On day three, I began with the two remaining Kreuzberg venues including a former shop just behind the Kottbusser U-Bahn station, an area notorious in Berlin for its reputed drug activity but rather tame to those of us used to the kind of grittier urban environments you encounter outside of Western Europe. At Dresdener Str. 19, a former (and extremely smelly) cafe, I viewed John Smith’s The Girl Chewing Gum (1970): a black-and-white film that shows a street scene in East London where pedestrians and even pigeons follow the stage commands yelled out by the artist in what is, of course, an amusing voice-over. Next stop was Kohlfurter Str. 1, an apartment block filled with the kind of small, low-ceiling apartments that are quite common in eastern Kreuzberg (and that save it from imminent gentrification). I followed the line of visitors, not so easily confused with local residents—a strong visual marker of class and the still elitist nature of contemporary art—up the stairs and into the apartment of Danh Vo. Inside, the artist had carefully arranged a subtle juxtaposition of everyday objects and art pieces. The experience had the potential to be “too relational,” as another friend pointed out, within a potentially contrived ambiguity between art and life. But personally I appreciated the intrusion into another person’s personal space with the resulting discomfort preventing the work from degenerating into feel-good art.

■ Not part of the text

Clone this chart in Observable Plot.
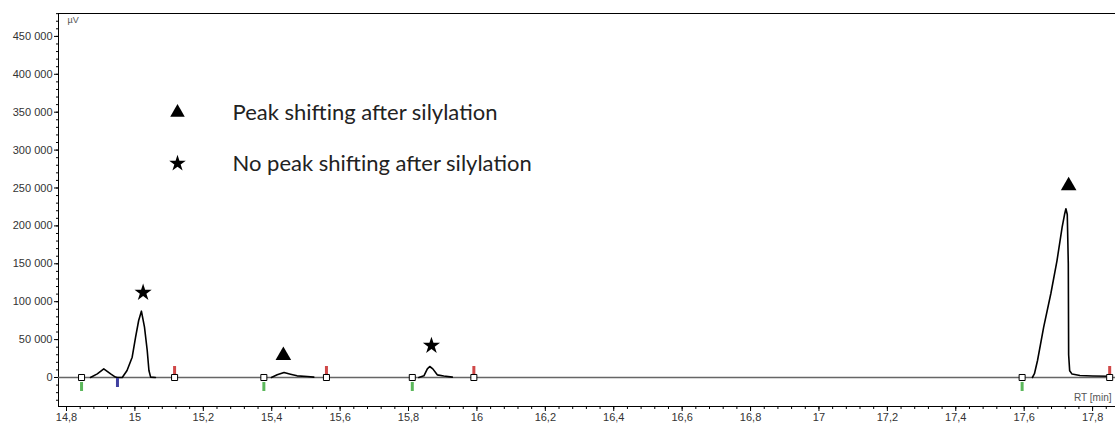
<!DOCTYPE html>
<html><head><meta charset="utf-8">
<script src="https://cdn.jsdelivr.net/npm/d3@7"></script>
<script src="https://cdn.jsdelivr.net/npm/@observablehq/plot@0.6"></script>
<style>body{margin:0;background:#fff} #chart svg{display:block}</style>
</head><body><div id="chart"></div>
<script>
// Chromatogram trace (RT in min, signal in µV), segment id per point
const traceRT = [
  14.870, 14.890, 14.909, 14.929, 14.943, 14.949, 14.963, 14.977, 14.992, 15.002, 15.011, 15.019, 15.028, 15.036, 15.041, 15.046, 15.060,
  15.399, 15.416, 15.436, 15.455, 15.474, 15.504, 15.523,
  15.830, 15.845, 15.855, 15.862, 15.871, 15.884, 15.903, 15.928,
  17.624, 17.630, 17.639, 17.657, 17.678, 17.696, 17.711, 17.718, 17.722, 17.726, 17.729, 17.730, 17.733, 17.740, 17.763, 17.800, 17.850
];
const traceSignal = [
  0, 4800, 11400, 4800, 600, 0, 0, 9200, 26800, 53200, 75200, 87500, 66400, 35600, 9200, 500, 0,
  0, 3500, 6500, 4400, 2200, 1300, 500,
  0, 2200, 11400, 14500, 11400, 3500, 2000, 500,
  0, 5000, 22400, 66400, 110800, 154300, 198300, 215000, 222600, 215000, 150000, 30000, 9000, 4500, 2600, 2000, 1600
];
const traceSegment = [
  1,1,1,1,1,1,1,1,1,1,1,1,1,1,1,1,1,
  2,2,2,2,2,2,2,
  3,3,3,3,3,3,3,3,
  4,4,4,4,4,4,4,4,4,4,4,4,4,4,4,4,4
];
// Integration markers
const boundaryRT = [14.844, 15.116, 15.377, 15.560, 15.811, 15.991, 17.594, 17.850];
const startFlagRT = [14.844, 15.377, 15.811, 17.594];
const splitFlagRT = [14.949];
const endFlagRT = [15.116, 15.560, 15.991, 17.850];
// Annotation symbols
const annotRT = [15.024, 15.434, 15.867, 17.730];
const annotSignal = [112000, 29000, 42000, 253000];
const annotType = ["star", "triangle", "star", "triangle"];
// Legend
const legendLabels = ["Peak shifting after silylation", "No peak shifting after silylation"];
const legendSymbols = ["triangle", "star"];
// Axis ticks
const yTicks = [0, 50000, 100000, 150000, 200000, 250000, 300000, 350000, 400000, 450000];
const xTicks = [14.8, 15, 15.2, 15.4, 15.6, 15.8, 16, 16.2, 16.4, 16.6, 16.8, 17, 17.2, 17.4, 17.6, 17.8];

const xDomain = [14.7766, 17.867];
const yDomain = [-38260, 480200];

const trace = traceRT.map((rt, i) => ({rt, signal: traceSignal[i], seg: traceSegment[i]}));
const annots = annotRT.map((rt, i) => ({rt, signal: annotSignal[i], type: annotType[i]}));

const xMinor = d3.range(0, 80).map(i => +(14.8 + i * 0.04).toFixed(2)).filter(v => v <= xDomain[1]);
const yMinor = d3.range(-30000, 480001, 10000);

const fmtY = d => d3.format(",")(d).replace(/,/g, " ");
const fmtX = d => String(+d.toFixed(1)).replace(".", ",");
const none = () => "";

const bar = {draw(context, size) { context.rect(-1.5, -4.5, 3, 9); }};

const chart = Plot.plot({
  width: 1115,
  height: 425,
  marginLeft: 58,
  marginRight: 0,
  marginTop: 13,
  marginBottom: 19,
  style: {fontFamily: "'Liberation Sans', Arial, sans-serif", fontSize: "11px", color: "#333", background: "#fff"},
  x: {domain: xDomain},
  y: {domain: yDomain},
  marks: [
    Plot.frame({anchor: "top", stroke: "#000"}),
    Plot.frame({anchor: "left", stroke: "#000"}),
    Plot.frame({anchor: "bottom", stroke: "#000"}),
    Plot.axisY({ticks: yMinor, tickSize: 2, tickFormat: none, label: null, stroke: "#000"}),
    Plot.axisY({ticks: yTicks, tickSize: 4, tickPadding: 2, tickFormat: fmtY, label: null, stroke: "#000", fill: "#333"}),
    Plot.axisX({ticks: xMinor, tickSize: 3, tickFormat: none, label: null, stroke: "#000"}),
    Plot.axisX({ticks: xTicks, tickSize: 5, tickPadding: 2, tickFormat: fmtX, label: null, stroke: "#000", fill: "#333"}),
    Plot.ruleY([0], {stroke: "#666", strokeWidth: 1.5}),
    Plot.line(trace, {x: "rt", y: "signal", z: "seg", stroke: "#000", strokeWidth: 1.6}),
    Plot.dot(startFlagRT, {x: d => d, y: 0, symbol: bar, r: 3, fill: "#5cb85c", stroke: null, dy: 9}),
    Plot.dot(splitFlagRT, {x: d => d, y: 0, symbol: bar, r: 3, fill: "#4040a0", stroke: null, dy: 5}),
    Plot.dot(endFlagRT, {x: d => d, y: 0, symbol: bar, r: 3, fill: "#d04848", stroke: null, dy: -7}),
    Plot.dot(boundaryRT, {x: d => d, y: 0, symbol: "square", r: 3.4, fill: "#fff", stroke: "#000", strokeWidth: 1}),
    Plot.dot(annots.filter(d => d.type === "triangle"), {x: "rt", y: "signal", symbol: "triangle", r: 5.8, fill: "#000", stroke: null}),
    Plot.dot(annots.filter(d => d.type === "star"), {x: "rt", y: "signal", symbol: "star", r: 5.4, fill: "#000", stroke: null}),
    Plot.dot([legendSymbols[0]], {frameAnchor: "top-left", dx: 119, dy: 99, symbol: "triangle", r: 5.4, fill: "#000", stroke: null}),
    Plot.dot([legendSymbols[1]], {frameAnchor: "top-left", dx: 119, dy: 150, symbol: "star", r: 5.2, fill: "#000", stroke: null}),
    Plot.text([legendLabels[0]], {frameAnchor: "top-left", dx: 174, dy: 99, text: d => d, textAnchor: "start", lineAnchor: "middle", fontSize: 22, fill: "#222", fontFamily: "Lato, 'Open Sans', sans-serif"}),
    Plot.text([legendLabels[1]], {frameAnchor: "top-left", dx: 174, dy: 150, text: d => d, textAnchor: "start", lineAnchor: "middle", fontSize: 22, fill: "#222", fontFamily: "Lato, 'Open Sans', sans-serif"}),
    Plot.text(["µV"], {frameAnchor: "top-left", dx: 9, dy: 7, text: d => d, textAnchor: "start", lineAnchor: "middle", fontSize: 9, fill: "#555"}),
    Plot.text(["RT [min]"], {frameAnchor: "bottom-right", dx: -4, dy: -9, text: d => d, textAnchor: "end", lineAnchor: "middle", fontSize: 10, fill: "#555"})
  ]
});
document.getElementById("chart").appendChild(chart);
</script>
</body></html>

The tour ended at the Alte Nationalgalerie with an Adolph Menzel exhibition curated by Michael Fried. Walking through exhibition rooms that contained Menzel’s meticulously rendered and conceptually larger-than-life paintings and drawings, I remembered how, once upon a time, I’d been captivated by painting, before I was weaned from the medium like most other art professionals who came of age in those decades that witnessed its multiple deaths and revivals. Painting is a slow and self-conscious process and, at its best, it draws attention to the necessity for mediation —a requirement of every medium. After seeing many videos and photographs at the Biennale that documented or manipulated slices of “reality” in an uninspired and bland manner, I recalled Fried’s statement from that first day about how art must represent “what it is like to be in the world, not what the world looks like.” There is no better illustration of this than Phil Collins’s deconstructive and contemplative use of the documentary genre in his film marxism today (prologue) (2010), which operated in stark opposition to the uneffective aggressivity of the adjacent Les Manifs (Protest Marches) (2009) by Bernard Bazile. Titled “was draußen wartet” or “what is waiting out there,” the 6th Berlin Biennale failed to recognize that in an image-saturated society—with its daily spectacle of war, poverty, genocide, environmental devastation, etc.—the critical function of art is not about just showing what’s out there but having something interesting to say about it too.